In this final seminar, Athaulla Rasheed will argue that SIDS’ advocacy for broader meanings of security is important for the Security Council’s climate debates or securitising climate at the international level. In adopting a constructivist approach to international relations and security studies, this research identifies, analyses, and explains the discourses and identities constitutive of policy narratives that have shaped the climate threat identification and problem-solving approaches adopted in Maldives and Samoa. The Maldives and Samoa’s cases asserted that SIDS become important stakeholders in developing intersubjective narratives to incorporate more holistic and comprehensive aspects of problem-solving into the international peace and security discourse concerning climate change.
Speaker
I am Athaulla Rasheed, and I am originally from Maldives. Currently, I am completing a PhD at the Department of Pacific Affairs, ANU, on understanding the broader meanings of security via the lens of climate security in small island developing states and their engagement in the UN Security Council debates.
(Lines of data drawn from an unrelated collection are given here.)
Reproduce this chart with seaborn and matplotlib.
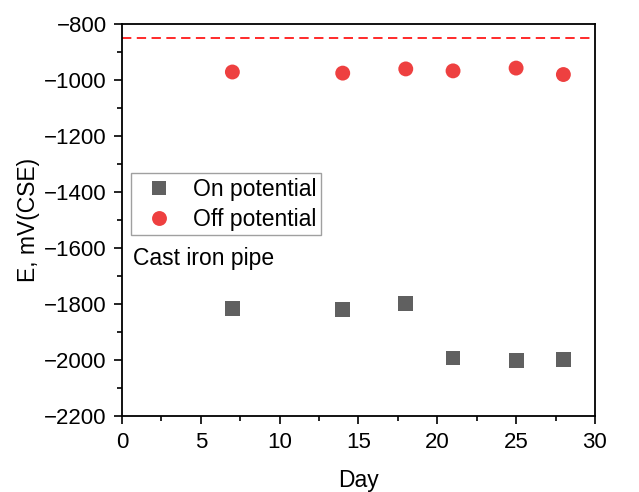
import matplotlib
matplotlib.use("Agg")
from matplotlib import pyplot as plt
from matplotlib.ticker import MultipleLocator
import pandas as pd
import seaborn as sns

days = [7, 14, 18, 21, 25, 28]
on_potential = [-1814, -1819, -1799, -1992, -2000, -1996]
off_potential = [-971, -975, -960, -967, -957, -980]
criterion = -850  # -850 mV CSE protection criterion

sns.set_theme(style="ticks")
plt.rcParams['font.family'] = ['Liberation Sans', 'DejaVu Sans']
plt.rcParams.update({'text.color': 'black', 'axes.labelcolor': 'black',
                     'xtick.color': 'black', 'ytick.color': 'black',
                     'axes.edgecolor': 'black'})

df = pd.DataFrame({
    "Day": days * 2,
    "E": on_potential + off_potential,
    "series": ["On potential"] * len(days) + ["Off potential"] * len(days),
})

fig, ax = plt.subplots(figsize=(6.39, 4.92), dpi=100)
fig.subplots_adjust(left=0.191, right=0.931, top=0.951, bottom=0.154)

sns.scatterplot(data=df, x="Day", y="E", hue="series", style="series",
                markers={"On potential": "s", "Off potential": "o"},
                palette={"On potential": "#606060", "Off potential": "#ee4040"},
                s=115, linewidth=0, ax=ax)
ax.axhline(criterion, color="#ff2a2a", linestyle=(0, (4.8, 2.8)), linewidth=1.4)

ax.set_xlim(0, 30)
ax.set_ylim(-2200, -800)
ax.xaxis.set_major_locator(MultipleLocator(5))
ax.xaxis.set_minor_locator(MultipleLocator(2.5))
ax.yaxis.set_major_locator(MultipleLocator(200))
ax.yaxis.set_minor_locator(MultipleLocator(100))
ax.tick_params(which="major", length=6, width=1.2, labelsize=16, pad=5)
ax.tick_params(which="minor", length=3.5, width=1.2)
for sp in ax.spines.values():
    sp.set_linewidth(1.3)

ax.set_xlabel("Day", fontsize=16.5, labelpad=12)
ax.set_ylabel("E, mV(CSE)", fontsize=16.5, labelpad=3)

leg = ax.legend(loc="upper left", bbox_to_anchor=(0.019, 0.62), borderaxespad=0,
                fontsize=16.5, frameon=True, fancybox=False, edgecolor="#888888",
                handlelength=2.0, handletextpad=0.5, borderpad=0.2, labelspacing=0.3,
                markerscale=1.0)
leg.get_frame().set_linewidth(1.0)

ax.text(0.023, 0.385, "Cast iron pipe", transform=ax.transAxes, fontsize=16.5,
        va="baseline")

fig.savefig("out.png", dpi=100)
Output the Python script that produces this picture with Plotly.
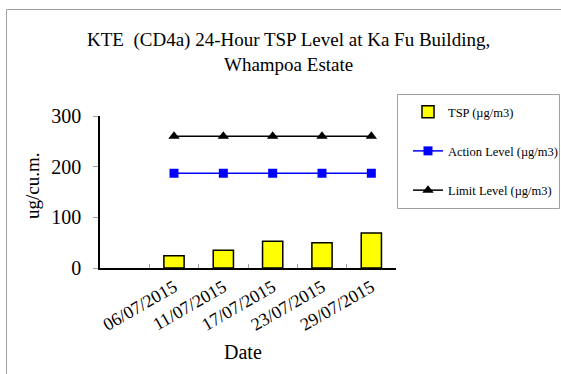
import plotly.graph_objects as go

dates = ["06/07/2015", "11/07/2015", "17/07/2015", "23/07/2015", "29/07/2015"]
categories = [" "] + dates
tsp = [24, 35, 53, 50, 69]
action_level = [187, 187, 187, 187, 187]
limit_level = [260, 260, 260, 260, 260]
y_ticks = [0, 100, 200, 300]

FONT = "Liberation Serif"
L, R, T, B = 100, 396, 116, 268
W, H = 561, 374

def px_x(p):
    return (p - L) / (R - L)

def px_y(p):
    return (B - p) / (B - T)

fig = go.Figure()
fig.add_trace(go.Bar(
    x=dates, y=tsp, name="TSP (µg/m3)", width=0.41,
    marker=dict(color="#FFFF00", line=dict(color="black", width=1.5)),
    legendgroup="a",
))
fig.add_trace(go.Scatter(
    x=dates, y=action_level, name="Action Level (µg/m3)", mode="lines+markers",
    line=dict(color="#0000FF", width=1.5),
    marker=dict(symbol="square", size=9, color="#0000FF"),
    legendgroup="b",
))
fig.add_trace(go.Scatter(
    x=dates, y=limit_level, name="Limit Level (µg/m3)", mode="lines+markers",
    line=dict(color="black", width=1.5),
    marker=dict(symbol="triangle-up", size=10, color="black"),
    legendgroup="c",
))

fig.update_layout(
    width=W, height=H,
    margin=dict(l=L, r=W - R, t=T, b=H - B, autoexpand=False),
    paper_bgcolor="white", plot_bgcolor="white",
    font=dict(family=FONT, color="black"),
    xaxis=dict(
        type="category", categoryorder="array", categoryarray=categories,
        range=[-0.5, 5.5], tickangle=-30, tickson="boundaries",
        ticks="inside", ticklen=4, tickcolor="#A0A0A0",
        showline=True, linecolor="black", linewidth=1.5,
        showgrid=False, zeroline=False,
        tickfont=dict(family=FONT, size=18, color="black"),
    ),
    yaxis=dict(
        range=[0, 300], tickvals=y_ticks, ticks="outside", ticklen=5,
        tickcolor="#A0A0A0", showline=True, linecolor="black", linewidth=1.5,
        showgrid=False, zeroline=False, ticklabelstandoff=8,
        tickfont=dict(family=FONT, size=20, color="black"),
    ),
    legend=dict(
        xref="container", yref="container",
        x=408 / W, y=1 - 97 / H, xanchor="left", yanchor="top",
        bgcolor="rgba(0,0,0,0)", borderwidth=0,
        tracegroupgap=20, traceorder="grouped",
        font=dict(family=FONT, size=12.5, color="black"),
    ),
    showlegend=True,
)

# title (two centred lines)
fig.add_annotation(text="KTE  (CD4a) 24-Hour TSP Level at Ka Fu Building,<br>Whampoa Estate",
                   xref="paper", yref="paper", x=px_x(288), y=px_y(52),
                   xanchor="center", yanchor="middle", showarrow=False,
                   font=dict(family=FONT, size=19, color="black"))

# legend frame
fig.add_shape(type="rect", xref="paper", yref="paper",
              x0=px_x(397.5), x1=px_x(559.5), y0=px_y(208.5), y1=px_y(94.5),
              line=dict(color="#A0A0A0", width=1), fillcolor="rgba(0,0,0,0)")
# chart outer frame (left and top edges visible)
fig.add_shape(type="path", xref="paper", yref="paper",
              path=f"M {px_x(6.5)},{px_y(380)} L {px_x(6.5)},{px_y(9.5)} L {px_x(570)},{px_y(9.5)}",
              line=dict(color="#A0A0A0", width=1))

fig.add_annotation(text="ug/cu.m.", xref="paper", yref="paper",
                   x=px_x(32), y=px_y(186), textangle=-90, showarrow=False,
                   xanchor="center", yanchor="middle",
                   font=dict(family=FONT, size=19, color="black"))
fig.add_annotation(text="Date", xref="paper", yref="paper",
                   x=px_x(243), y=px_y(352), showarrow=False,
                   xanchor="center", yanchor="middle",
                   font=dict(family=FONT, size=20, color="black"))

fig.write_html("out.html", config={"displayModeBar": False},
               post_script="document.body.style.margin='0px';")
I was a former foreign service officer and diplomat at the Maldives Ministry of Foreign Affairs of Maldives and have convened and taught in the political science and international relations programme at the Maldives National University. I have authored in peer-reviewed international journals and policy publications on small states’ impact on international policy and regional security agenda in the Indian Ocean, the Pacific, and the Indo-Pacific security communities, and applied the small states’ security frame to study the Indian Ocean maritime security governance as part of international research projects.